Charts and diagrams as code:
*-*-*

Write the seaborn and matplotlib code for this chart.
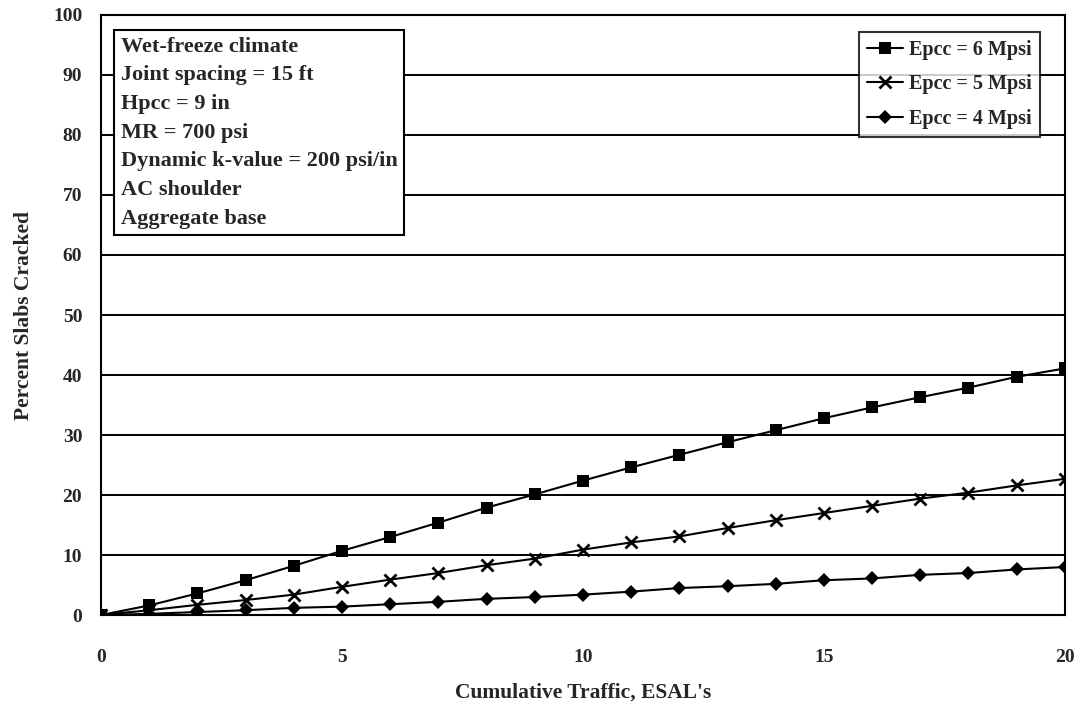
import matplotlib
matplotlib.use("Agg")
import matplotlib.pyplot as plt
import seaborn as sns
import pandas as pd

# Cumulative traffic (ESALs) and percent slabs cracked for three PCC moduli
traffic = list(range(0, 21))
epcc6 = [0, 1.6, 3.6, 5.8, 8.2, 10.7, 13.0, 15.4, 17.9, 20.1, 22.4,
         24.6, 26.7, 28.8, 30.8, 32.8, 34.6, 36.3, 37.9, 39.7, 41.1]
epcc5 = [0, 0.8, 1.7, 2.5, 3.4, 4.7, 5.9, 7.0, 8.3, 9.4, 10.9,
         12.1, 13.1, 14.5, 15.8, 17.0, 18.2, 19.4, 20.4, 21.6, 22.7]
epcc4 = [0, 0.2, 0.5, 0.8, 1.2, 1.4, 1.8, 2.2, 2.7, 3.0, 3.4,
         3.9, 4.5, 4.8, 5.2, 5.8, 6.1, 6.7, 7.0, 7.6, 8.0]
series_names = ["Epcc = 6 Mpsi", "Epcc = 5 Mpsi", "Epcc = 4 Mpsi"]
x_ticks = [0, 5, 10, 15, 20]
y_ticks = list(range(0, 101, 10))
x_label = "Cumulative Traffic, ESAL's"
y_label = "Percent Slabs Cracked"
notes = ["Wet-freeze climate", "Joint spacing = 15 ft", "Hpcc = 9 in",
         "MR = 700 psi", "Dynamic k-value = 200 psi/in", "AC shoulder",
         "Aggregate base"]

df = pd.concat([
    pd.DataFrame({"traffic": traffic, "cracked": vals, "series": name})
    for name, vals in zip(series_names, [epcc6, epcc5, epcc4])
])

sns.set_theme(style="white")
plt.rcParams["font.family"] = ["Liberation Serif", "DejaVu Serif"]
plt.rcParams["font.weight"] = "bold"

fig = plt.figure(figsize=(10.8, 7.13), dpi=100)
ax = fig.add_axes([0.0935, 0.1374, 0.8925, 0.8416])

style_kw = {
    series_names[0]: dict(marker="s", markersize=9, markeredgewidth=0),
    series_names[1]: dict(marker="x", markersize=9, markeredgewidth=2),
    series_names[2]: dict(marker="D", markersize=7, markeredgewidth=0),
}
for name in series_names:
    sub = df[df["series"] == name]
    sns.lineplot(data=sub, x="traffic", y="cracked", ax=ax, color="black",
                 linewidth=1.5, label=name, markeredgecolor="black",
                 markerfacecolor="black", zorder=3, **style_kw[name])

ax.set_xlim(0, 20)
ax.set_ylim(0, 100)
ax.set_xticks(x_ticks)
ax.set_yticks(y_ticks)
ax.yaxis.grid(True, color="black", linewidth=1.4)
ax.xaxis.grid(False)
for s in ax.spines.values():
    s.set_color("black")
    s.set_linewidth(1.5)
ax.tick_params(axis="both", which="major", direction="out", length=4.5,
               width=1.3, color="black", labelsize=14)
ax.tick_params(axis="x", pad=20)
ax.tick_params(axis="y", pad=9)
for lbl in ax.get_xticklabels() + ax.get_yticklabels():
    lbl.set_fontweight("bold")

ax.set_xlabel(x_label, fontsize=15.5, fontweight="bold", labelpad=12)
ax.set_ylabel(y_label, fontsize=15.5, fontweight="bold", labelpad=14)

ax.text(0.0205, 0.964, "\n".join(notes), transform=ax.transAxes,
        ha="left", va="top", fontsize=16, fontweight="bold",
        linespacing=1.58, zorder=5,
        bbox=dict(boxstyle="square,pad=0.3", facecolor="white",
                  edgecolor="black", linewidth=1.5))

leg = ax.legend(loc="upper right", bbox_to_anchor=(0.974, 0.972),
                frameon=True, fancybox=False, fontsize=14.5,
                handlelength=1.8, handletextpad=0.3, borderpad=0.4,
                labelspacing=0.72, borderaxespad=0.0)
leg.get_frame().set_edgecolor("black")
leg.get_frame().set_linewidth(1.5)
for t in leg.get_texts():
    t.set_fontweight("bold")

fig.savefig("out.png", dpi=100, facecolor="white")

*-*-*

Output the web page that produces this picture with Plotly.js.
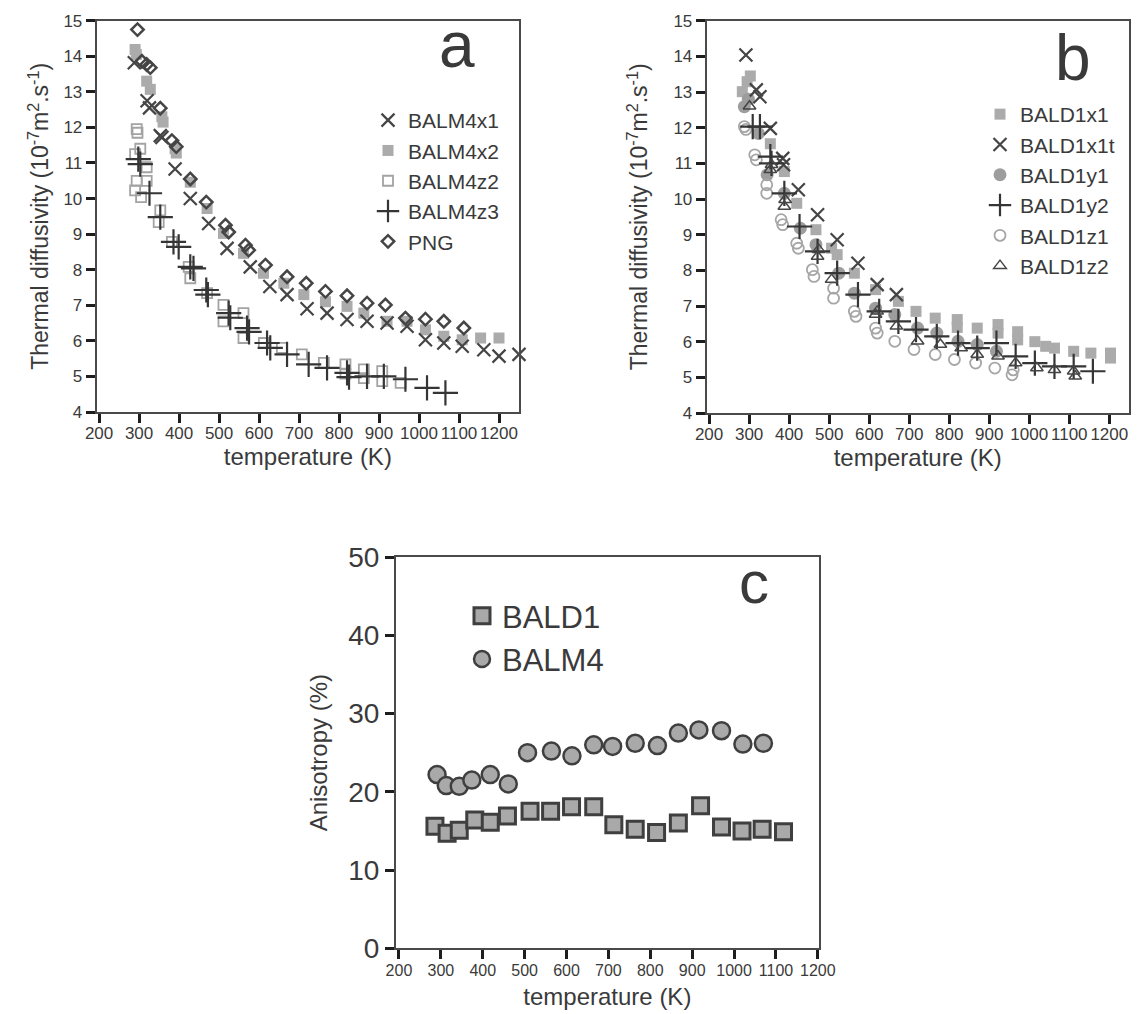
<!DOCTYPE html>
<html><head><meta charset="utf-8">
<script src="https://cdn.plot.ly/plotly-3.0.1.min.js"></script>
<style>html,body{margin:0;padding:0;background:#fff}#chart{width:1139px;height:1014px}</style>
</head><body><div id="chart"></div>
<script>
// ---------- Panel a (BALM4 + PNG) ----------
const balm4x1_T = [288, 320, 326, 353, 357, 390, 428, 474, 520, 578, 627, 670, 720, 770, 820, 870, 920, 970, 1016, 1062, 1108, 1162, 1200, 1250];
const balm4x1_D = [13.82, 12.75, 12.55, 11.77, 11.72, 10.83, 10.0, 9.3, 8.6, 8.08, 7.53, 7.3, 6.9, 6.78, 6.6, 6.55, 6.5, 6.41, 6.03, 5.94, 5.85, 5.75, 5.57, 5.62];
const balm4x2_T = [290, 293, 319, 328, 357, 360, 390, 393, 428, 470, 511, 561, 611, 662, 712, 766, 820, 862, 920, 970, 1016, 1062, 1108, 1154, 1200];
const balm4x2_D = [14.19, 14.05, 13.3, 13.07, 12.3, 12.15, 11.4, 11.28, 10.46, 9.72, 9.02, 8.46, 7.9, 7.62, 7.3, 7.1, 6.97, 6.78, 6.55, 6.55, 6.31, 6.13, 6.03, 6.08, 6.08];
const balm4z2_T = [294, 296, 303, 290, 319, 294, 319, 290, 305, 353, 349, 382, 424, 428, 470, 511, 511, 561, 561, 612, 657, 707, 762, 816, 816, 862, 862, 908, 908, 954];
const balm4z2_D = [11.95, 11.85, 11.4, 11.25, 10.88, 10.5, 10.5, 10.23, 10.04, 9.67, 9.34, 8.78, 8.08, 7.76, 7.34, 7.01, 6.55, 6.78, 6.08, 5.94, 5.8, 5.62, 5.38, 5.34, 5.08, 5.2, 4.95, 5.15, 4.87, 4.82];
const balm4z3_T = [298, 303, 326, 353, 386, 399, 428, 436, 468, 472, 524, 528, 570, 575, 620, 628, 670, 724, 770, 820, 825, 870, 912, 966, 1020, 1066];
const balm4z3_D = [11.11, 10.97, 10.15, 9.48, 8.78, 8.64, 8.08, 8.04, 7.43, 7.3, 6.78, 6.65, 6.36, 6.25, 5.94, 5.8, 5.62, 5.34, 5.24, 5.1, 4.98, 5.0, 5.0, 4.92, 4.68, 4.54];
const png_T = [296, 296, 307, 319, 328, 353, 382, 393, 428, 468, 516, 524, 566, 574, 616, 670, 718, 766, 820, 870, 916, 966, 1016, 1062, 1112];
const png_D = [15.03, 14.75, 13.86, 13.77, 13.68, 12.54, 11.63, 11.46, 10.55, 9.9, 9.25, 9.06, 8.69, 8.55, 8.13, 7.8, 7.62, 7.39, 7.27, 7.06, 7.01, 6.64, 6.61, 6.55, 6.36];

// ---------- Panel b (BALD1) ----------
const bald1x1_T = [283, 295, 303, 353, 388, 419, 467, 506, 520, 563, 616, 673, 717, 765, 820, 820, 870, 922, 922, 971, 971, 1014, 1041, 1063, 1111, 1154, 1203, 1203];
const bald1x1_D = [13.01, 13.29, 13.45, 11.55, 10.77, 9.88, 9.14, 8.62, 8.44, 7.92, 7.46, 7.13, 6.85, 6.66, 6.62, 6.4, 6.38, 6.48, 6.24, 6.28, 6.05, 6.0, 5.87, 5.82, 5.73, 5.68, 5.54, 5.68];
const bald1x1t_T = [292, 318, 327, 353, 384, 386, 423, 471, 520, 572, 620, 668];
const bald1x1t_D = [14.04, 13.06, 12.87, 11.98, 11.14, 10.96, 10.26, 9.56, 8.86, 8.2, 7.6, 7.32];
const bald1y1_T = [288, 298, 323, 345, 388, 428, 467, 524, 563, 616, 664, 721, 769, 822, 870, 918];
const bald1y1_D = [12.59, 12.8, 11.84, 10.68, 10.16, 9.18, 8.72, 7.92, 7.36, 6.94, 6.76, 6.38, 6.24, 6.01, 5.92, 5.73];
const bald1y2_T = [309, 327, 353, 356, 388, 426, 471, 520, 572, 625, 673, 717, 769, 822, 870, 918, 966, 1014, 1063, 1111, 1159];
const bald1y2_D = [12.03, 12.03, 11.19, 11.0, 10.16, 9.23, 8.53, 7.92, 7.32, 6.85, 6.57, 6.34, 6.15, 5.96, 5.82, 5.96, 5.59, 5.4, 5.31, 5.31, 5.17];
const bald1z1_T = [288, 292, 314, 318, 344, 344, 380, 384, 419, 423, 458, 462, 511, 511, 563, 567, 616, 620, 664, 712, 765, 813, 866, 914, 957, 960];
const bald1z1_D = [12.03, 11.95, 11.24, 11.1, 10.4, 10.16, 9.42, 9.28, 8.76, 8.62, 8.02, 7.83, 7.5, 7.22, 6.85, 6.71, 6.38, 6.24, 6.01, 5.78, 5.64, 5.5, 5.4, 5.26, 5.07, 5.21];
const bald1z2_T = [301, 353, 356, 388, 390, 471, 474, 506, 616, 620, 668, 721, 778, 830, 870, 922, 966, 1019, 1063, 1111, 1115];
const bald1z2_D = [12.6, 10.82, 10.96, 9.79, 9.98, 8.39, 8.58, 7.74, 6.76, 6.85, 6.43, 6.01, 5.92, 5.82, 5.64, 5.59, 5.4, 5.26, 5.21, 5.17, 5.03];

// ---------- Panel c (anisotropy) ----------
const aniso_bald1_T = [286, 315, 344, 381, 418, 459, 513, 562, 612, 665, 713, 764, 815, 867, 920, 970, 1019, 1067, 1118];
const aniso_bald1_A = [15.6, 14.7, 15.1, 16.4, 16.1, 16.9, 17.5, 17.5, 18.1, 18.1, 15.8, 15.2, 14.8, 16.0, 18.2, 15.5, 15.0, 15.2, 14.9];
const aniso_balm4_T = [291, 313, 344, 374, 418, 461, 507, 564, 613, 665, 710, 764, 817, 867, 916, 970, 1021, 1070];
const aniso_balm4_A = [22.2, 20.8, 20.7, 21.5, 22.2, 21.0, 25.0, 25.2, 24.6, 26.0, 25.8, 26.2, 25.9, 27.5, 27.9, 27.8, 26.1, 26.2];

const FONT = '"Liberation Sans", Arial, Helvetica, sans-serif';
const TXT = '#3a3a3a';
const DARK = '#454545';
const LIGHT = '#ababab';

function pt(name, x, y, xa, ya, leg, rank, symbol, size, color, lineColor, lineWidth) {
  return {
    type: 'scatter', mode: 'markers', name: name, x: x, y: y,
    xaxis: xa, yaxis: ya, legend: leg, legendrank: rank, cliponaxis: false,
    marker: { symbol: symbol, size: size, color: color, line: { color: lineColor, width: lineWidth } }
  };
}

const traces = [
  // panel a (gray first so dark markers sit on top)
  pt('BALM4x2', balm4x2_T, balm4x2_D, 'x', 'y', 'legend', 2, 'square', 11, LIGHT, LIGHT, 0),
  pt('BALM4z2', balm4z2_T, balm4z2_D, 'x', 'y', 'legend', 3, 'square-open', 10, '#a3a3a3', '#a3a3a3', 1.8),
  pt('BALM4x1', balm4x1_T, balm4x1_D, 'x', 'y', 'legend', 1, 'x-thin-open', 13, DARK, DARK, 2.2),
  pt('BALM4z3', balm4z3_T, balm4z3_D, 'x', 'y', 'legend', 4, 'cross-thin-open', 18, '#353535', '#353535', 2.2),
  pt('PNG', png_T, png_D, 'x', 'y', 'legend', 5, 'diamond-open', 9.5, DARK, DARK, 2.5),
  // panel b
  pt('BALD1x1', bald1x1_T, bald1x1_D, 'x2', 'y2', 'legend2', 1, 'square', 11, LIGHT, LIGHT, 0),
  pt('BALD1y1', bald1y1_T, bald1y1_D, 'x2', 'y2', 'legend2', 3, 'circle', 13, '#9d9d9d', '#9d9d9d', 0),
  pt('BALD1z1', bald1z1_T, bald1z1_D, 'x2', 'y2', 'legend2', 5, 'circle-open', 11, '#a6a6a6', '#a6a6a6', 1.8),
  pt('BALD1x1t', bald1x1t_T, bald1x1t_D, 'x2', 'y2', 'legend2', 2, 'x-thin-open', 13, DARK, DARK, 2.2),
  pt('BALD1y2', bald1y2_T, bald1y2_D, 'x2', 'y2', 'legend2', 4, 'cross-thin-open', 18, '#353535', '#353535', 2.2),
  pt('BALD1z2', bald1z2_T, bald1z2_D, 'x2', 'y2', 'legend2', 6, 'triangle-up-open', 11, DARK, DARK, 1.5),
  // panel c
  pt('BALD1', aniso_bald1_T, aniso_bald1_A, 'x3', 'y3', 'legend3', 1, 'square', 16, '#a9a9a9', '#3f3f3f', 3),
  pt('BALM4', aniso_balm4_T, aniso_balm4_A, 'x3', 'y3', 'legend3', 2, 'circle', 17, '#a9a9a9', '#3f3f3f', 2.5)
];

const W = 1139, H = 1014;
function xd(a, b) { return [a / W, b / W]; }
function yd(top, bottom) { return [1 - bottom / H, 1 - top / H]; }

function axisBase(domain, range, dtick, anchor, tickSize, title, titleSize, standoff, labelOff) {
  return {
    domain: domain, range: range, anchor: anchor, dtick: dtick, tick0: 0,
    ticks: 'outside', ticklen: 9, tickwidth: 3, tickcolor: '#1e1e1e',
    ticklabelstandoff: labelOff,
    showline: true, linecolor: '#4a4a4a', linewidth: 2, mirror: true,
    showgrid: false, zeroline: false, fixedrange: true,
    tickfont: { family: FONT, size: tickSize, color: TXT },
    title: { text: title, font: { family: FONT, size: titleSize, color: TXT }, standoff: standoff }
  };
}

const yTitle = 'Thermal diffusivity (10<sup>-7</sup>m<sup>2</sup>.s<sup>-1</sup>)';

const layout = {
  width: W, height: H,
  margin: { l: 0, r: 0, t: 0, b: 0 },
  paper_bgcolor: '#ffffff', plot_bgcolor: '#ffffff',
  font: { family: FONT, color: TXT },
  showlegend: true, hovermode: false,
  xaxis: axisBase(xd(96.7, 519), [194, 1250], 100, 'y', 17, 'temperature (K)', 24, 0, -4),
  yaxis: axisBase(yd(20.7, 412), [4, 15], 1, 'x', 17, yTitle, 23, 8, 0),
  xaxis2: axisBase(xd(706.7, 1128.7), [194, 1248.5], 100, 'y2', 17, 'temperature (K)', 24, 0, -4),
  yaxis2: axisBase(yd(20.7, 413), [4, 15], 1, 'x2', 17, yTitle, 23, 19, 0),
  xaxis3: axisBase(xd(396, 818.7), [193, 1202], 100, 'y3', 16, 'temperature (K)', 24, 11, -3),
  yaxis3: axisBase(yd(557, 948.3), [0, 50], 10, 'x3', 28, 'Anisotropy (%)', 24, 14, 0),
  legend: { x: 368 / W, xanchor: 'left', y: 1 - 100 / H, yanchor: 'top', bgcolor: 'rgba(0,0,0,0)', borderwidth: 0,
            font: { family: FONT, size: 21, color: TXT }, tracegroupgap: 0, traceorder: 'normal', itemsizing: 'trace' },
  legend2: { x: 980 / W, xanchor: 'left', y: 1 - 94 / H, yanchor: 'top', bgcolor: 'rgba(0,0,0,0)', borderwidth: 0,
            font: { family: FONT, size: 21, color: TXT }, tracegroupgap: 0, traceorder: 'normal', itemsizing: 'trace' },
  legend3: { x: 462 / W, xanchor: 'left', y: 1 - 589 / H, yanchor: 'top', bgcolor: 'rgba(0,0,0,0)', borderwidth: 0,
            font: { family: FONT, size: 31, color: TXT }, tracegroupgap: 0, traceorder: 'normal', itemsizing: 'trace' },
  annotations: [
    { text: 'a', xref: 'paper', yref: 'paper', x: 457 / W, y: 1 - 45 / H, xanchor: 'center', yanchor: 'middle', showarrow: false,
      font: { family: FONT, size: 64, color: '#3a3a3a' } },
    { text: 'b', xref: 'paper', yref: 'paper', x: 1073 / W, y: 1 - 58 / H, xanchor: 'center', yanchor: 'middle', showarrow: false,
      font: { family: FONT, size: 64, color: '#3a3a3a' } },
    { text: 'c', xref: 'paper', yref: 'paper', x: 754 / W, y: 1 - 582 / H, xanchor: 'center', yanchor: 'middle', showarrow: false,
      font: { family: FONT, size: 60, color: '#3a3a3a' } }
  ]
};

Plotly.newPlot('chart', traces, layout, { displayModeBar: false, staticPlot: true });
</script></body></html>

*-*-*

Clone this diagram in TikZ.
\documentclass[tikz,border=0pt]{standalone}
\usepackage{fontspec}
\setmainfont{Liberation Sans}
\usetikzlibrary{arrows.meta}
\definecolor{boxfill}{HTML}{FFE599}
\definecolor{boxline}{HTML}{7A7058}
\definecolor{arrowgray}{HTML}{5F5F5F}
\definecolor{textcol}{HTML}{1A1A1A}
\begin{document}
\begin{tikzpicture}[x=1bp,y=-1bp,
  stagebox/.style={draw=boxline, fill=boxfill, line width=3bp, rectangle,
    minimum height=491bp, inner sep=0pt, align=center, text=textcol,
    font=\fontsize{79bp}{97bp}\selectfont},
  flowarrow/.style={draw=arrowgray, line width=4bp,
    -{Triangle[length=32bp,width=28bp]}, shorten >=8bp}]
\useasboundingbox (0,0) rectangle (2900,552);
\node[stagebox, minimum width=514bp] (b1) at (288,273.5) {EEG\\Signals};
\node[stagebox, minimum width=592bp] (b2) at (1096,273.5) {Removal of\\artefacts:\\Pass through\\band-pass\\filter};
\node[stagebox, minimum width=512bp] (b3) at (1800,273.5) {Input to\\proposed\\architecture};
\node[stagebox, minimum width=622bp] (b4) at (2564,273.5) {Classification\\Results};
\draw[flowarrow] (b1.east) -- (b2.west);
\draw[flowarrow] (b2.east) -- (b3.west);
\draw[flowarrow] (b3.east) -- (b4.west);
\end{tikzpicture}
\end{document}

*-*-*

EXERCISE GOAL: Show all lines from the listing above in which "seaborn" appears.

SOLUTION TO THIS PROBLEM:
Write the seaborn and matplotlib code for this chart.
import seaborn as sns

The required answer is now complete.